----- Data lines

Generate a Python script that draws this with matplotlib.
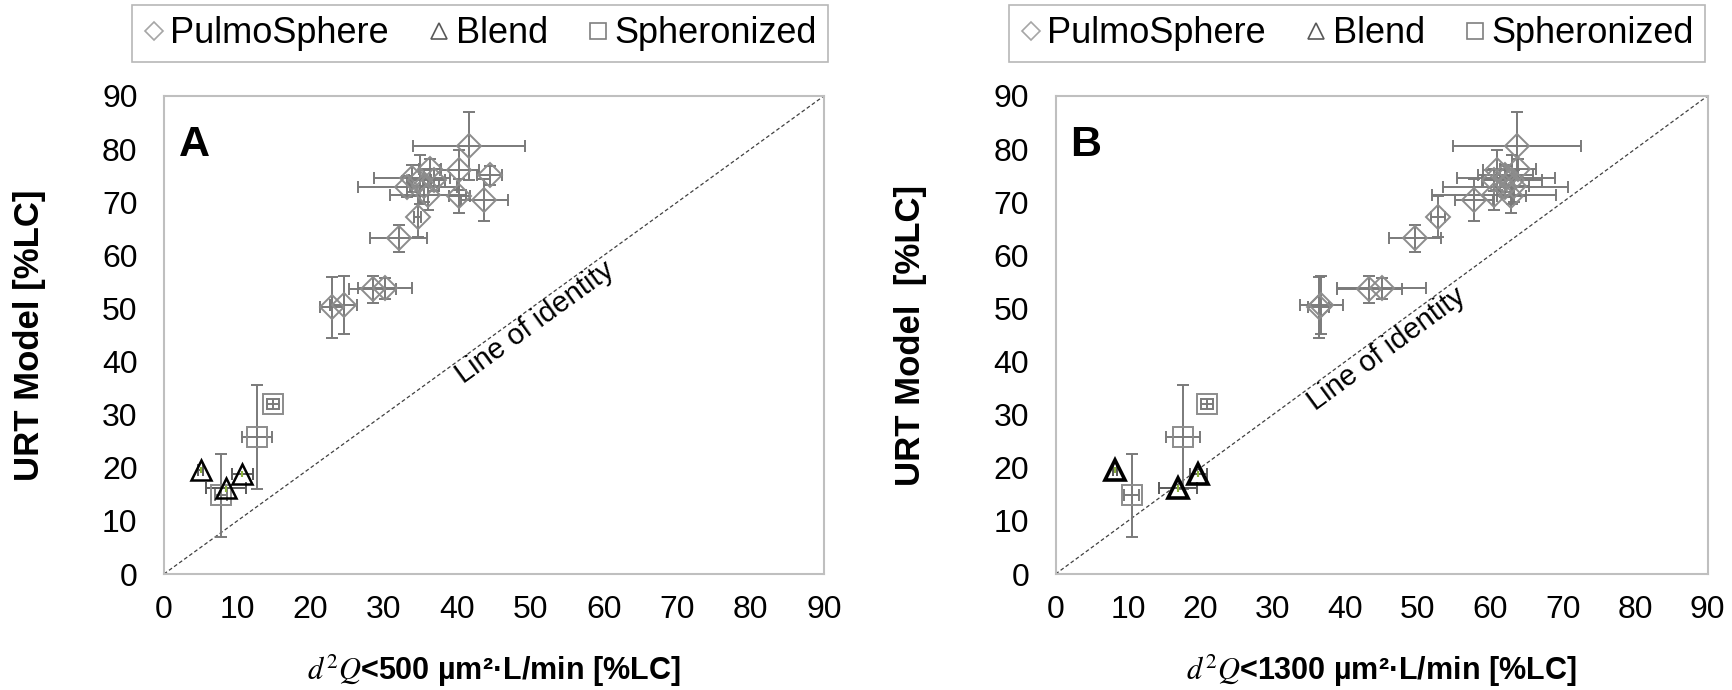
import numpy as np
import matplotlib.pyplot as plt
from matplotlib.lines import Line2D

plt.rcParams['font.family'] = ['Liberation Sans', 'DejaVu Sans']
plt.rcParams['mathtext.fontset'] = 'stix'

# ---- data ----
# PulmoSphere (URT model values are shared by both panels)
ps_y = [80.5, 76.1, 76.2, 75.1, 74.5, 74.2, 74.2, 72.9, 73.0, 71.4, 71.1, 70.4, 67.3, 63.2, 53.8, 53.6, 50.6, 50.2]
ps_yerr = [6.4, 3.8, 2.0, 1.8, 2.5, 4.6, 2.0, 2.0, 3.0, 2.8, 3.2, 4.0, 3.9, 2.6, 2.0, 2.5, 5.5, 5.8]
ps_xA = [41.6, 40.3, 36.3, 44.4, 33.8, 34.9, 36.8, 33.2, 35.5, 36.0, 40.3, 43.7, 34.6, 32.0, 30.1, 28.5, 24.5, 22.9]
ps_xerrA = [7.6, 2.6, 1.5, 1.75, 5.2, 1.5, 1.5, 6.7, 2.0, 5.2, 1.4, 3.2, 0.5, 3.9, 3.7, 3.2, 1.8, 1.6]
ps_xB = [63.7, 61.0, 63.8, 62.1, 62.2, 63.0, 60.5, 62.1, 63.3, 60.5, 62.9, 57.8, 52.8, 49.6, 45.0, 43.3, 36.7, 36.3]
ps_xerrB = [8.9, 2.0, 2.5, 3.8, 6.8, 4.2, 1.5, 8.6, 2.0, 8.6, 2.0, 2.6, 1.0, 3.6, 6.2, 4.5, 3.0, 1.5]

# Blend
bl_y = [19.6, 16.1, 18.8]
bl_yerr = [0.6, 0.6, 0.6]
bl_xA = [5.0, 8.5, 10.7]
bl_xerrA = [0.3, 2.7, 1.4]
bl_xB = [8.2, 16.9, 19.7]
bl_xerrB = [0.3, 2.6, 1.2]

# Spheronized
sp_y = [32.0, 25.8, 14.8]
sp_yerr = [1.0, 9.8, 7.8]
sp_xA = [14.9, 12.7, 7.8]
sp_xerrA = [0.8, 2.0, 0.8]
sp_xB = [20.9, 17.6, 10.5]
sp_xerrB = [0.8, 2.3, 1.0]

ticks = list(range(0, 91, 10))
panels = ['A', 'B']
xlabels = [r'$d^2Q$<500 µm²·L/min [%LC]', r'$d^2Q$<1300 µm²·L/min [%LC]']
ylabels = ['URT Model [%LC]', 'URT Model  [%LC]']

# ---- figure ----
fig = plt.figure(figsize=(17.33, 6.90), dpi=100)
axA = fig.add_axes([0.0946, 0.1681, 0.3808, 0.6928])
axB = fig.add_axes([0.6091, 0.1681, 0.3762, 0.6928])

series = [
    (axA, ps_xA, ps_xerrA, bl_xA, bl_xerrA, sp_xA, sp_xerrA, 49.5, -0.178, 1.8, 0.277),
    (axB, ps_xB, ps_xerrB, bl_xB, bl_xerrB, sp_xB, sp_xerrB, 44.5, -0.197, 2.6, 0.783),
]

gray = '#7a7a7a'
for i, (ax, psx, psxe, blx, blxe, spx, spxe, lab_pos, ylab_x, tri_lw, lx) in enumerate(series):
    # line of identity
    ax.plot([0, 90], [0, 90], color='#404040', lw=0.9, ls=(0, (3, 2)), zorder=1)
    ax.text(lab_pos, lab_pos, 'Line of identity', rotation=45, transform_rotates_text=True,
            rotation_mode='anchor', ha='center', va='top', fontsize=21, color='black')

    ax.errorbar(psx, ps_y, xerr=psxe, yerr=ps_yerr, fmt='none', ecolor=gray,
                elinewidth=1.4, capsize=4, capthick=1.4, zorder=2)
    ax.plot(psx, ps_y, ls='none', marker='D', ms=12.5, mfc='none', mec='#8c8c8c', mew=1.4, zorder=3)

    ax.errorbar(spx, sp_y, xerr=spxe, yerr=sp_yerr, fmt='none', ecolor=gray,
                elinewidth=1.4, capsize=4, capthick=1.4, zorder=2)
    ax.plot(spx, sp_y, ls='none', marker='s', ms=15, mfc='none', mec='#8c8c8c', mew=1.4, zorder=3)

    ax.errorbar(blx, bl_y, xerr=blxe, fmt='none', ecolor='#595959',
                elinewidth=1.4, capsize=4, capthick=1.4, zorder=2)
    ax.errorbar(blx, bl_y, yerr=bl_yerr, fmt='none', ecolor='#8cb33b',
                elinewidth=1.5, capsize=0, zorder=2)
    ax.plot(blx, bl_y, ls='none', marker='^', ms=14, mfc='none', mec='black', mew=tri_lw, zorder=4)

    ax.set_xlim(0, 90)
    ax.set_ylim(0, 90)
    ax.set_xticks(ticks)
    ax.set_yticks(ticks)
    ax.tick_params(axis='both', length=0, labelsize=23)
    ax.tick_params(axis='x', pad=15)
    ax.tick_params(axis='y', pad=19)
    for s in ax.spines.values():
        s.set_color('#bfbfbf')
        s.set_linewidth(1.5)

    ax.set_xlabel(xlabels[i], fontsize=22, fontweight='bold')
    ax.xaxis.set_label_coords(0.5, -0.165)
    ax.set_ylabel(ylabels[i], fontsize=25, fontweight='bold')
    ax.yaxis.set_label_coords(ylab_x, 0.5)

    ax.text(0.022, 0.94, panels[i], transform=ax.transAxes, fontsize=31,
            fontweight='bold', ha='left', va='top')

    handles = [
        Line2D([], [], ls='none', marker='D', ms=9, mfc='none', mec='#a6a6a6', mew=1.2),
        Line2D([], [], ls='none', marker='^', ms=12, mfc='none', mec='#595959', mew=1.2),
        Line2D([], [], ls='none', marker='s', ms=11, mfc='none', mec='#7f7f7f', mew=1.2),
    ]
    leg = ax.legend(handles, ['PulmoSphere', 'Blend', 'Spheronized'], loc='center',
                    bbox_to_anchor=(lx, 0.951), bbox_transform=fig.transFigure, ncol=3,
                    fontsize=26, frameon=True, fancybox=False, handlelength=0.6,
                    handletextpad=0.15, columnspacing=1.1, borderpad=0.3)
    leg.get_frame().set_edgecolor('#a6a6a6')
    leg.get_frame().set_linewidth(1.2)

fig.savefig('out.png', dpi=100)
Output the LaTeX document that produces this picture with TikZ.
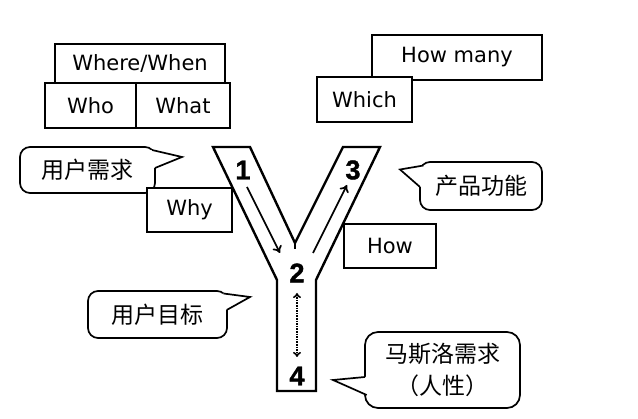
\documentclass[tikz,border=0pt]{standalone}
\usepackage{fontspec}
\setmainfont{DejaVu Sans}
\newfontfamily\cjk{Noto Sans CJK SC}
\newfontfamily\numfont[FakeBold=1.5]{Liberation Sans Bold}
\usetikzlibrary{arrows.meta}
\begin{document}
\begin{tikzpicture}[x=1pt,y=-1pt,
 box/.style={draw=black, line width=1.7pt, fill=white, inner sep=0pt, font=\fontsize{21}{25}\selectfont, text=black},
 bubble/.style={draw=black, line width=1.7pt, fill=white, rounded corners=10pt, inner sep=0pt, font=\cjk\fontsize{23}{31.5}\selectfont, align=center, text=black},
 tail/.style={line width=1.7pt, line join=miter},
 yshape/.style={draw=black, line width=2.4pt, fill=white, line join=miter},
 num/.style={font=\numfont\fontsize{27}{27}\selectfont, inner sep=0pt},
 flow/.style={line width=1.7pt, -{To[length=7pt,width=10pt,line width=1.7pt]}},
 dflow/.style={line width=1.6pt, densely dotted, {To[length=5pt,width=8pt]}-{To[length=5pt,width=8pt]}},
]
\useasboundingbox (0,0) rectangle (638,419);

% left question boxes
\node[box, minimum width=170pt, minimum height=39pt] (wherewhen) at (140,63.5) {Where/When};
\node[box, minimum width=91pt, minimum height=45pt] (who) at (90.5,105.5) {Who};
\node[box, minimum width=94pt, minimum height=45pt] (what) at (183,105.5) {What};

% callout: user needs
\node[bubble, minimum width=135pt, minimum height=46pt] (need) at (87.5,170) {用户需求};
\fill[white] (148,151) -- (152,150) -- (182,157) -- (155,168) -- (150,168) -- cycle;
\draw[tail] (152,150) -- (182,157) -- (155,168);

\node[box, minimum width=85pt, minimum height=44pt] (why) at (189.5,210) {Why};

% right question boxes
\node[box, minimum width=170pt, minimum height=45pt] (howmany) at (457,57.5) {How many};
\node[box, minimum width=95pt, minimum height=45pt] (which) at (364.5,99.5) {Which};
\node[box, minimum width=92pt, minimum height=44pt] (how) at (390,246) {How};

% callout: product functions
\node[bubble, minimum width=122pt, minimum height=48pt] (func) at (481,186) {产品功能};
\fill[white] (423.5,165.5) -- (400,169.5) -- (420,187) -- (425,187) -- (426,166) -- cycle;
\draw[tail] (423.5,165.5) -- (400,169.5) -- (420,187);

% callout: user goals
\node[bubble, minimum width=139pt, minimum height=47pt] (goal) at (157.5,314.5) {用户目标};
\fill[white] (221,294.5) -- (223.5,293.5) -- (250,297) -- (226.7,310) -- (223,310) -- cycle;
\draw[tail] (223.5,293.5) -- (250,297) -- (226.7,310);

% callout: Maslow
\node[bubble, rounded corners=13pt, minimum width=155pt, minimum height=76pt] (maslow) at (442.5,370) {马斯洛需求\\（人性）};
\fill[white] (365,377) -- (333,380) -- (366.7,395) -- (369,395) -- (369,377) -- cycle;
\draw[tail] (365,377) -- (333,380) -- (366.7,395);

% the Y
\draw[yshape] (213,147) -- (250,147) -- (295,243) -- (343,147) -- (380,147)
  -- (316,280) -- (316,391) -- (277,391) -- (277,280) -- cycle;
\draw[line width=1.7pt] (295,243) -- (295,249);

\node[num] (n1) at (243,170) {1};
\node[num] (n3) at (353,170) {3};
\node[num] (n2) at (297,273) {2};
\node[num] (n4) at (297,376) {4};

\coordinate (a1s) at (247,187);
\coordinate (a1e) at (280,253);
\coordinate (a3s) at (313,253);
\coordinate (a3e) at (347,185);
\coordinate (d2) at (297,293);
\coordinate (d4) at (297,357);
\draw[flow] (a1s) -- (a1e);
\draw[flow] (a3s) -- (a3e);
\draw[dflow] (d2) -- (d4);
\end{tikzpicture}
\end{document}
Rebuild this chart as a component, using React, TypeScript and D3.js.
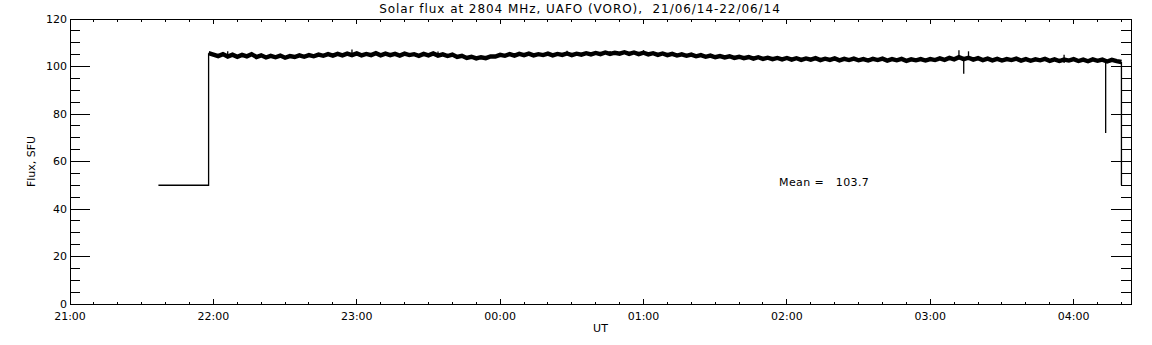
import React, { useEffect } from 'react';
import * as d3 from 'd3';

// minutes after 21:00 UT
const axisStart = 0;
const axisEnd = 444;
const majorTicks = [0, 60, 120, 180, 240, 300, 360, 420];
const majorLabels = ['21:00', '22:00', '23:00', '00:00', '01:00', '02:00', '03:00', '04:00'];
const yTicks = [0, 20, 40, 60, 80, 100, 120];

// before the receiver locked on: flat level at 50
const leadTimes = [37, 58];
const leadValues = [50, 50];

// flux samples, every 2 minutes starting at 21:58
const seriesStart = 58;
const seriesStep = 2;
const fluxValues = [
  105.6, 105.0, 104.4, 105.2, 104.2, 105.0, 104.1, 104.9, 104.3, 105.2,
  104.0, 104.7, 103.8, 104.5, 103.9, 104.6, 103.7, 104.4, 104.0, 104.7,
  104.1, 104.8, 104.3, 105.0, 104.5, 105.2, 104.6, 105.3, 104.7, 105.4,
  104.8, 105.5, 104.7, 105.3, 104.8, 105.6, 104.7, 105.4, 104.8, 105.3,
  104.6, 105.4, 104.8, 105.2, 104.5, 105.3, 104.7, 105.5, 104.6, 105.1,
  104.4, 105.0, 104.0, 104.5, 103.6, 104.1, 103.4, 103.9, 103.5, 104.2,
  104.2, 104.9, 104.5, 105.2, 104.6, 105.3, 104.8, 105.4, 104.7, 105.2,
  104.8, 105.4, 104.7, 105.3, 104.9, 105.5, 104.8, 105.4, 105.0, 105.6,
  105.1, 105.7, 105.2, 105.9, 105.3, 105.8, 105.4, 106.0, 105.3, 105.9,
  105.2, 105.8, 105.1, 105.6, 104.9, 105.5, 104.8, 105.3, 104.6, 105.1,
  104.5, 105.0, 104.3, 104.8, 104.1, 104.6, 103.9, 104.4, 103.8, 104.3,
  103.6, 104.1, 103.5, 104.0, 103.3, 103.9, 103.2, 103.7, 103.1, 103.6,
  103.0, 103.6, 102.9, 103.5, 102.8, 103.4, 102.9, 103.5, 102.7, 103.3,
  102.8, 103.4, 102.6, 103.2, 102.7, 103.3, 102.6, 103.1, 102.5, 103.2,
  102.7, 103.3, 102.5, 103.1, 102.6, 103.2, 102.4, 103.0, 102.6, 103.1,
  102.5, 103.1, 102.7, 103.4, 102.8, 103.6, 103.0, 103.9, 103.1, 103.7,
  102.9, 103.5, 102.7, 103.3, 102.6, 103.2, 102.5, 103.1, 102.7, 103.3,
  102.5, 103.1, 102.4, 103.0, 102.6, 103.2, 102.4, 103.0, 102.3, 102.9,
  102.5, 103.1, 102.3, 102.9, 102.2, 103.0, 102.4, 102.9, 102.1, 102.8,
  102.3, 101.9,
];

// short glitches
const spikeTimes = [66, 118, 154, 208, 226, 240, 372, 374, 376, 416, 433.4];
const spikeTops = [106.4, 107.2, 106.3, 106.6, 106.5, 106.9, 106.8, 103.5, 106.4, 104.9, 103.0];
const spikeBottoms = [104.8, 104.5, 104.7, 104.6, 105.0, 105.3, 103.0, 97.0, 103.2, 101.5, 72.0];

// end of record: back to 50
const tailTimes = [440, 440];
const tailValues = [101.9, 50];

const meanFlux = 103.7;

const W = 1152;
const H = 345;
const font = "'DejaVu Sans', sans-serif";

const App: React.FC = () => {
  useEffect(() => {
    document.body.style.margin = '0';
  }, []);

  const x = d3.scaleLinear().domain([axisStart, axisEnd]).range([70, 1131]);
  const y = d3.scaleLinear().domain([0, 120]).range([304, 19]);

  const minorX = d3.range(axisStart, axisEnd + 1, 10).filter(t => t % 60 !== 0);
  const minorY = d3.range(0, 121, 5).filter(v => v % 20 !== 0);

  const pairLine = d3.line<[number, number]>().x(d => x(d[0])).y(d => y(d[1]));
  const fluxLine = d3.line<number>()
    .x((_, i) => x(seriesStart + i * seriesStep))
    .y(d => y(d));

  const lead: [number, number][] = leadTimes.map((t, i) => [t, leadValues[i]]);
  lead.push([seriesStart, fluxValues[0]]);
  const tail: [number, number][] = tailTimes.map((t, i) => [t, tailValues[i]]);

  const [x0, x1] = x.range();
  const [yb, yt] = y.range();

  return (
    <svg width={W} height={H} style={{ display: 'block', background: '#fff' }} fontFamily={font}>
      <rect width={W} height={H} fill="#fff" />
      <text x={580} y={13} textAnchor="middle" fontSize={12} letterSpacing={0.95}>
        Solar flux at 2804 MHz, UAFO (VORO),{'\u00a0\u00a0'}21/06/14-22/06/14
      </text>

      <g stroke="#000" strokeWidth={1} shapeRendering="crispEdges" fill="none">
        <rect x={x0} y={yt} width={x1 - x0} height={yb - yt} />
        {majorTicks.map(t => (
          <g key={'M' + t}>
            <line x1={x(t)} x2={x(t)} y1={yb} y2={yb - 5} />
            <line x1={x(t)} x2={x(t)} y1={yt} y2={yt + 5} />
          </g>
        ))}
        {minorX.map(t => (
          <g key={'m' + t}>
            <line x1={x(t)} x2={x(t)} y1={yb} y2={yb - 2.5} />
            <line x1={x(t)} x2={x(t)} y1={yt} y2={yt + 2.5} />
          </g>
        ))}
        {yTicks.map(v => (
          <g key={'Y' + v}>
            <line x1={x0} x2={x0 + 20} y1={y(v)} y2={y(v)} />
            <line x1={x1} x2={x1 - 20} y1={y(v)} y2={y(v)} />
          </g>
        ))}
        {minorY.map(v => (
          <g key={'y' + v}>
            <line x1={x0} x2={x0 + 10} y1={y(v)} y2={y(v)} />
            <line x1={x1} x2={x1 - 10} y1={y(v)} y2={y(v)} />
          </g>
        ))}
      </g>

      <g fontSize={11}>
        {majorTicks.map((t, i) => (
          <text key={t} x={x(t)} y={319.5} textAnchor="middle">{majorLabels[i]}</text>
        ))}
        {yTicks.map(v => (
          <text key={v} x={67} y={y(v)} dy="0.36em" textAnchor="end">{v}</text>
        ))}
        <text x={(x0 + x1) / 2} y={332} textAnchor="middle">UT</text>
        <text transform={`translate(35,${(yb + yt) / 2}) rotate(-90)`} textAnchor="middle">Flux, SFU</text>
        <text x={779} y={186} letterSpacing={0.4}>{'Mean =\u00a0\u00a0\u00a0' + meanFlux.toFixed(1)}</text>
      </g>

      <g fill="none" stroke="#000">
        <path d={pairLine(lead) || ''} strokeWidth={1.3} />
        <path d={pairLine(tail) || ''} strokeWidth={1.3} />
        <path d={fluxLine(fluxValues) || ''} strokeWidth={4.4} strokeLinejoin="miter" />
        {spikeTimes.map((t, i) => (
          <line key={i} x1={x(t)} x2={x(t)} y1={y(spikeTops[i])} y2={y(spikeBottoms[i])} strokeWidth={1.3} />
        ))}
      </g>
    </svg>
  );
};

export default App;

----------

▸ **Task brief**: Search the listing for the word "with" and return each line that holds it.

▸ **Correct output**:
Generate a Python script that draws this with matplotlib.
Output the LaTeX document that produces this picture with TikZ.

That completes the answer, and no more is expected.